[Begin DATASET RECORDS]
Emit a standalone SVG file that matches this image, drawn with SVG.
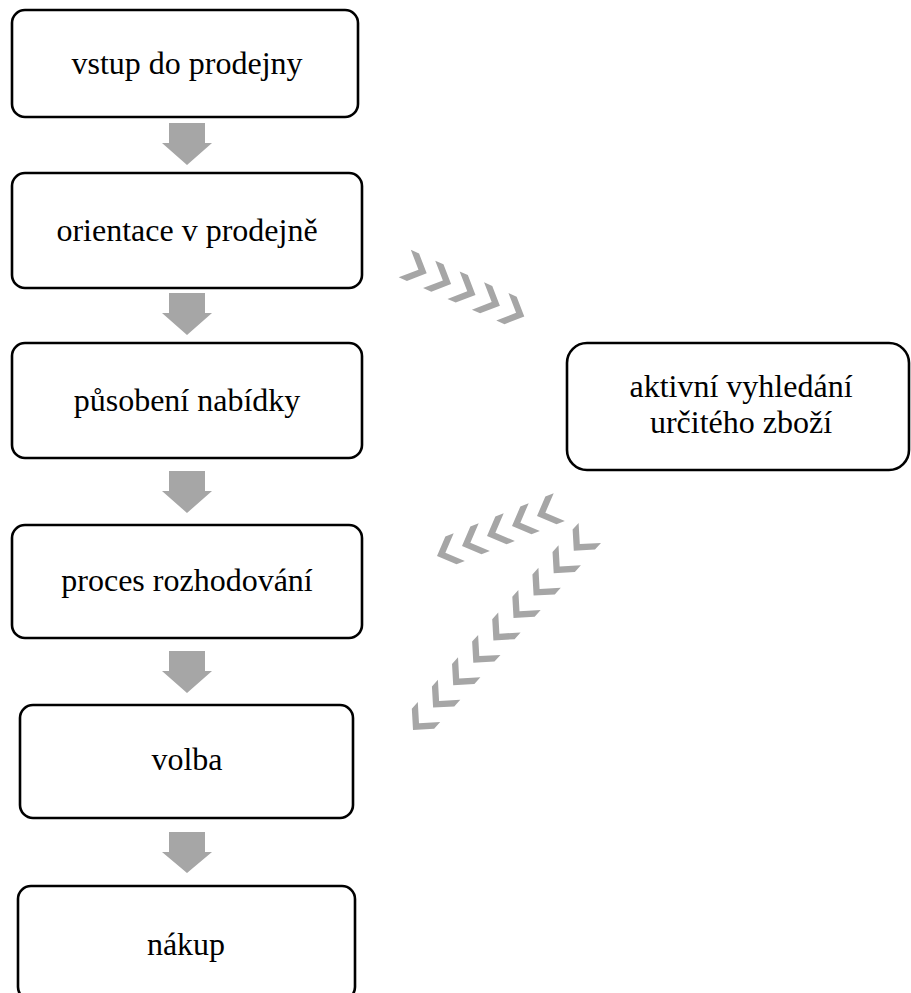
[End DATASET RECORDS]
[Begin DATASET RECORDS]
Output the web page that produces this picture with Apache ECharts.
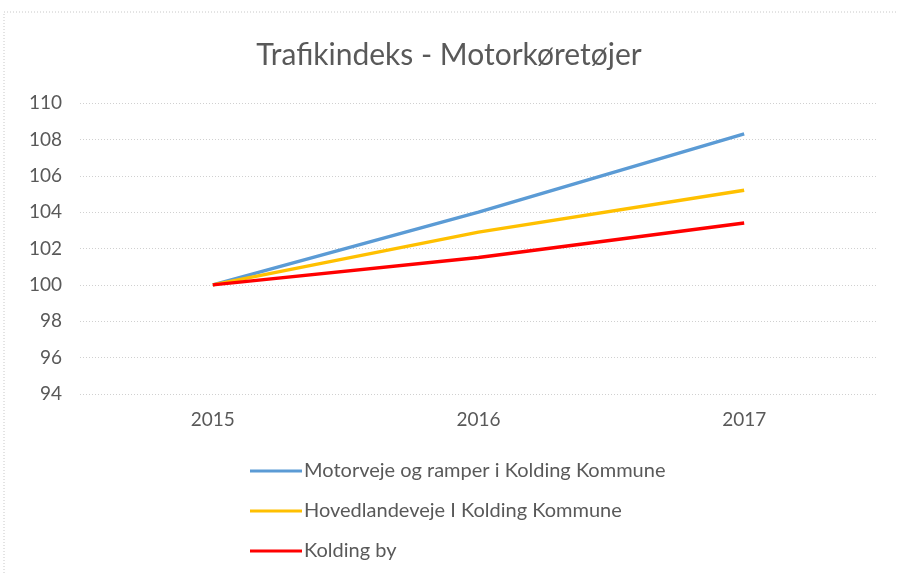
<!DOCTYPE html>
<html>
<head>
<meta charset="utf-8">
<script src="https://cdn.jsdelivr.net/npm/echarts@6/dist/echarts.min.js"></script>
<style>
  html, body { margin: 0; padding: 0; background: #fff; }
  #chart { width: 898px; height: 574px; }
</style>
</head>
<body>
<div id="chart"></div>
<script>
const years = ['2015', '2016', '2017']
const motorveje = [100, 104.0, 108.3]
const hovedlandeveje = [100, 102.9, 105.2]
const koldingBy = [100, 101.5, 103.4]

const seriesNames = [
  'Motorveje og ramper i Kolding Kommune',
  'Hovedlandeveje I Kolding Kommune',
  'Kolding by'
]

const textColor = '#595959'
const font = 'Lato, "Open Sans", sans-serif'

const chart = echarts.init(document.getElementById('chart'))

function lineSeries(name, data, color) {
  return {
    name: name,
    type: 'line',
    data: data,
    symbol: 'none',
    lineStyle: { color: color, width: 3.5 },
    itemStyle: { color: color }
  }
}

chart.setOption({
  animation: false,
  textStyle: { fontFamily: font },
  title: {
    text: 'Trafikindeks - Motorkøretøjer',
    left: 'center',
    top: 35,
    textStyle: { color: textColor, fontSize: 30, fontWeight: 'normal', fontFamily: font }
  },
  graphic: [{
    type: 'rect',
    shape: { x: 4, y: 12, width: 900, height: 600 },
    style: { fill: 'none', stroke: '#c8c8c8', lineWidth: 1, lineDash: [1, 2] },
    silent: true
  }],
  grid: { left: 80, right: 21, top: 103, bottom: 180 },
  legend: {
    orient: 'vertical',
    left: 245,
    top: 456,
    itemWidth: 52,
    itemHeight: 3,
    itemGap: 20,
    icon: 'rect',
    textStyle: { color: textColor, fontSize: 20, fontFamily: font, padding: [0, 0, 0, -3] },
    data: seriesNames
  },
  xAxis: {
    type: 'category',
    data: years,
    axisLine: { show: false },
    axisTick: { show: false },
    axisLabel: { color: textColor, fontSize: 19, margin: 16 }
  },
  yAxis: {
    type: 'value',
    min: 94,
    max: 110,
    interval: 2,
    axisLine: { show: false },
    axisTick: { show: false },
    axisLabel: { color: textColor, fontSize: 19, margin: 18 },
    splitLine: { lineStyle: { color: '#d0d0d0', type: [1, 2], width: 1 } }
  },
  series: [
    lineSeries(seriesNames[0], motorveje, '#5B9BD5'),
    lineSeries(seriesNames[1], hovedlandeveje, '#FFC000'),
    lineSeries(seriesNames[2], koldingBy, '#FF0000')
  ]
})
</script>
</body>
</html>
[End DATASET RECORDS]
Return all lines of the material above in which the word "with" occurs.

• FINAL RESULT
Emit a standalone SVG file that matches this image, drawn with SVG.
Output the web page that produces this picture with Apache ECharts.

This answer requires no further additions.